Listen, listen, listen...

mardi 3 juin 2014

Visual verse: The weIght of Matter

A piece that I wrote, 'The Weight of Matter' is on Visual Verse. You can read it here. All the full stops seem to have fallen out of the text, so you shall just have to imagine that they are there.

Here's a little taster:

To my dear niece Clementine, 
Inside this trunk are the remains of my worldly goods; I could not decide what to keep or discard, so I am sending you everything. Albert says I must hurry, the airport taxi is due; we are leaving for China today. Strangely, I cannot bear the weight of matter anymore. I always considered myself a nostalgic hoarder, but I now see these objects as artificial limbs, a prosthetic fleshy armour....

vendredi 2 mai 2014

Writing news: Publication in Silver Apples Magazine

My short story, The Oldest Industry in the Galaxy, is going to be published in the new Irish literary magazine Silver Apples. You can pre-order a copy here.

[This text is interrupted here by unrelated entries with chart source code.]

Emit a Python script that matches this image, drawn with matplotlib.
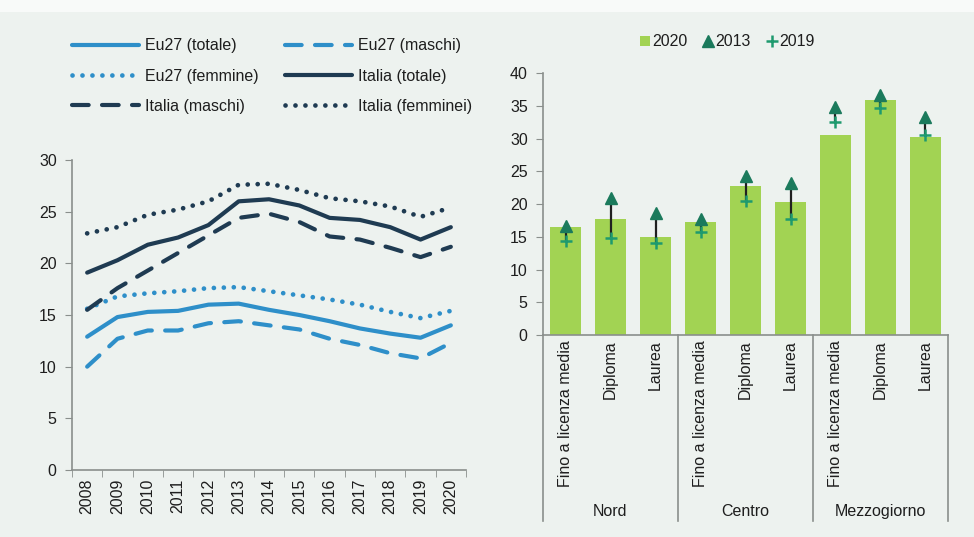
import matplotlib
matplotlib.use("Agg")
import matplotlib.pyplot as plt
import matplotlib.transforms as mtransforms
from matplotlib.patches import Rectangle

plt.rcParams['font.family'] = ['Liberation Sans', 'DejaVu Sans']
plt.rcParams['font.size'] = 11.5

# ---------------- data ----------------
years = [2008, 2009, 2010, 2011, 2012, 2013, 2014, 2015, 2016, 2017, 2018, 2019, 2020]
eu27_totale = [12.9, 14.8, 15.3, 15.4, 16.0, 16.1, 15.5, 15.0, 14.4, 13.7, 13.2, 12.8, 14.0]
eu27_maschi = [10.0, 12.7, 13.5, 13.5, 14.2, 14.4, 14.0, 13.6, 12.7, 12.1, 11.3, 10.8, 12.3]
eu27_femmine = [15.6, 16.8, 17.1, 17.3, 17.6, 17.7, 17.3, 16.9, 16.5, 16.0, 15.3, 14.7, 15.4]
italia_totale = [19.1, 20.3, 21.8, 22.5, 23.7, 26.0, 26.2, 25.6, 24.4, 24.2, 23.5, 22.3, 23.5]
italia_maschi = [15.5, 17.6, 19.3, 21.0, 22.7, 24.4, 24.8, 24.0, 22.6, 22.3, 21.5, 20.6, 21.6]
italia_femminei = [22.9, 23.5, 24.7, 25.2, 26.0, 27.6, 27.7, 27.1, 26.3, 26.0, 25.5, 24.5, 25.4]

regions = ["Nord", "Centro", "Mezzogiorno"]
levels = ["Fino a licenza media", "Diploma", "Laurea"]
v2020 = [16.5, 17.8, 15.0, 17.2, 22.7, 20.4, 30.5, 35.9, 30.3]
v2013 = [16.7, 20.9, 18.7, 17.8, 24.3, 23.2, 34.9, 36.7, 33.3]
v2019 = [14.3, 14.9, 14.0, 15.8, 20.5, 17.7, 32.5, 34.7, 30.6]

# ---------------- style ----------------
bg = '#edf2ef'
light = '#2e8fc9'
dark = '#1f3b52'
green_bar = '#a2d353'
tri_col = '#1b7a5c'
cross_col = '#1e9a6e'
spine_col = '#8a8f8c'
txt = '#1e1e1e'

fig = plt.figure(figsize=(9.74, 5.37), dpi=100, facecolor=bg)
fig.patches.append(Rectangle((0, 1 - 12/537), 1, 12/537, transform=fig.transFigure,
                             facecolor='#f8faf9', edgecolor='none', zorder=0))

# ---------------- left chart ----------------
ax1 = fig.add_axes([72/974, 1 - 470/537, (466 - 72)/974, (470 - 160)/537])
ax1.set_facecolor('none')
lw = 3.0
dash = (0, (4.0, 3.2))
dot = (0, (0.01, 2.1))
series = [
    ("Eu27 (totale)", eu27_totale, light, '-', lw),
    ("Eu27 (maschi)", eu27_maschi, light, dash, lw),
    ("Eu27 (femmine)", eu27_femmine, light, dot, 3.4),
    ("Italia (totale)", italia_totale, dark, '-', lw),
    ("Italia (maschi)", italia_maschi, dark, dash, lw),
    ("Italia (femminei)", italia_femminei, dark, dot, 3.4),
]
handles = {}
for name, vals, col, ls, w in series:
    h, = ax1.plot(years, vals, color=col, lw=w, linestyle=ls,
                  dash_capstyle='round', solid_capstyle='round', label=name)
    handles[name] = h

ax1.set_xlim(years[0] - 0.5, years[-1] + 0.5)
ax1.set_ylim(0, 30)
ax1.set_yticks(range(0, 31, 5))
ax1.set_xticks(years)
ax1.set_xticklabels([str(y) for y in years], rotation=90)
ax1.set_xticks([y - 0.5 for y in years] + [years[-1] + 0.5], minor=True)
ax1.tick_params(axis='x', which='major', length=0, pad=6, colors=txt)
ax1.tick_params(axis='x', which='minor', length=5, color=spine_col, direction='out')
ax1.tick_params(axis='y', length=5, color=spine_col, colors=txt, pad=6)
for s in ['top', 'right']:
    ax1.spines[s].set_visible(False)
for s in ['left', 'bottom']:
    ax1.spines[s].set_color(spine_col)
    ax1.spines[s].set_linewidth(1.2)

order = ["Eu27 (totale)", "Eu27 (femmine)", "Italia (maschi)",
         "Eu27 (maschi)", "Italia (totale)", "Italia (femminei)"]
leg = fig.legend([handles[n] for n in order], order, ncol=2, frameon=False,
                 loc='center', bbox_to_anchor=(272/974, 1 - 76/537),
                 handlelength=4.2, handletextpad=0.4, columnspacing=1.6,
                 labelspacing=0.95, fontsize=11.5)
for t in leg.get_texts():
    t.set_color(txt)

# ---------------- right chart ----------------
ax2 = fig.add_axes([543/974, 1 - 335/537, (948 - 543)/974, (335 - 73.3)/537])
ax2.set_facecolor('none')
xpos = list(range(len(v2020)))
hb = ax2.bar(xpos, v2020, width=0.7, color=green_bar, label='2020', zorder=2)
ax2.vlines(xpos, v2019, v2013, color='#202020', lw=1.6, zorder=3)
ht, = ax2.plot(xpos, v2013, linestyle='none', marker='^', markersize=8,
               color=tri_col, label='2013', zorder=4)
hc, = ax2.plot(xpos, v2019, linestyle='none', marker='+', markersize=9,
               markeredgewidth=1.8, color=cross_col, label='2019', zorder=5)
ax2.set_xlim(-0.5, len(v2020) - 0.5)
ax2.set_ylim(0, 40)
ax2.set_yticks(range(0, 41, 5))
ax2.set_xticks(xpos)
ax2.set_xticklabels([])
ax2.tick_params(axis='x', length=0)
ax2.tick_params(axis='y', length=5, color=spine_col, colors=txt, pad=6)
for s in ['top', 'right']:
    ax2.spines[s].set_visible(False)
for s in ['left', 'bottom']:
    ax2.spines[s].set_color(spine_col)
    ax2.spines[s].set_linewidth(1.2)

trans = mtransforms.blended_transform_factory(ax2.transData, ax2.transAxes)
for i, x in enumerate(xpos):
    ax2.text(x, -0.02, levels[i % 3], rotation=90, ha='center', va='top',
             transform=trans, color=txt, fontsize=11.5)
nb = len(levels)
for g, reg in enumerate(regions):
    ax2.text(g * nb + (nb - 1) / 2, -0.675, reg, ha='center', va='center',
             transform=trans, color=txt, fontsize=11.5)
for b in range(len(regions) + 1):
    ax2.plot([b * nb - 0.5, b * nb - 0.5], [0, -0.71], transform=trans,
             color=spine_col, lw=1.2, clip_on=False)

leg2 = ax2.legend([hb, ht, hc], ['2020', '2013', '2019'], loc='center',
                  bbox_to_anchor=(0.455, (335 - 42) / 261.7),
                  ncol=3, frameon=False, handlelength=0.6, handleheight=0.6,
                  handletextpad=0.15, columnspacing=1.0, fontsize=11.5)
for t in leg2.get_texts():
    t.set_color(txt)

fig.savefig("out.png", dpi=100, facecolor=bg)
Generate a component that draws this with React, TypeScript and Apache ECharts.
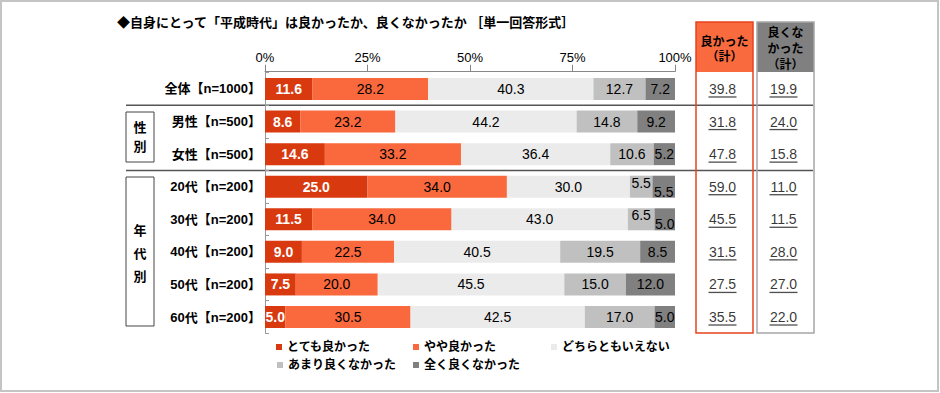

Writing news: Shortlisted for Awkword Paper Cut

My piece "Hold me" he whispers. Tiens-moi,  was short-listed for the New York Awkword Paper Cut writing competition, to accompany the videopoem by the brilliant  Marc Neys (Swoon). You can read my text here.

jeudi 10 avril 2014

Ecriture, Duras


During the past week, I've watched the documentary 'Ecriture' about Marguerite Duras three times. I might watch it again today. I want to sear her words into my skin, the sound of her voice, the twinkle in her eye when she says with glee, 
"J'ai écrit des livres incompréhensibles". "I have written some incomprehensible books".
The film is a long interview with Duras about writing. A tiny figure, nestled inside an armchair, white hair scraped back by an Alice band, she narrates the madness of writing that began when she moved to her house in Normandy,
"Que faire avec cette solitude?" she says, her eyes fixing the camera, "What could I do with this solitude?"
The film is studded with verbal pearls, naked stars that lose some of their poetry in translation, "Un livre c'est la nuit", she proclaims, her eyes suddenly full of tears, "A book is the night".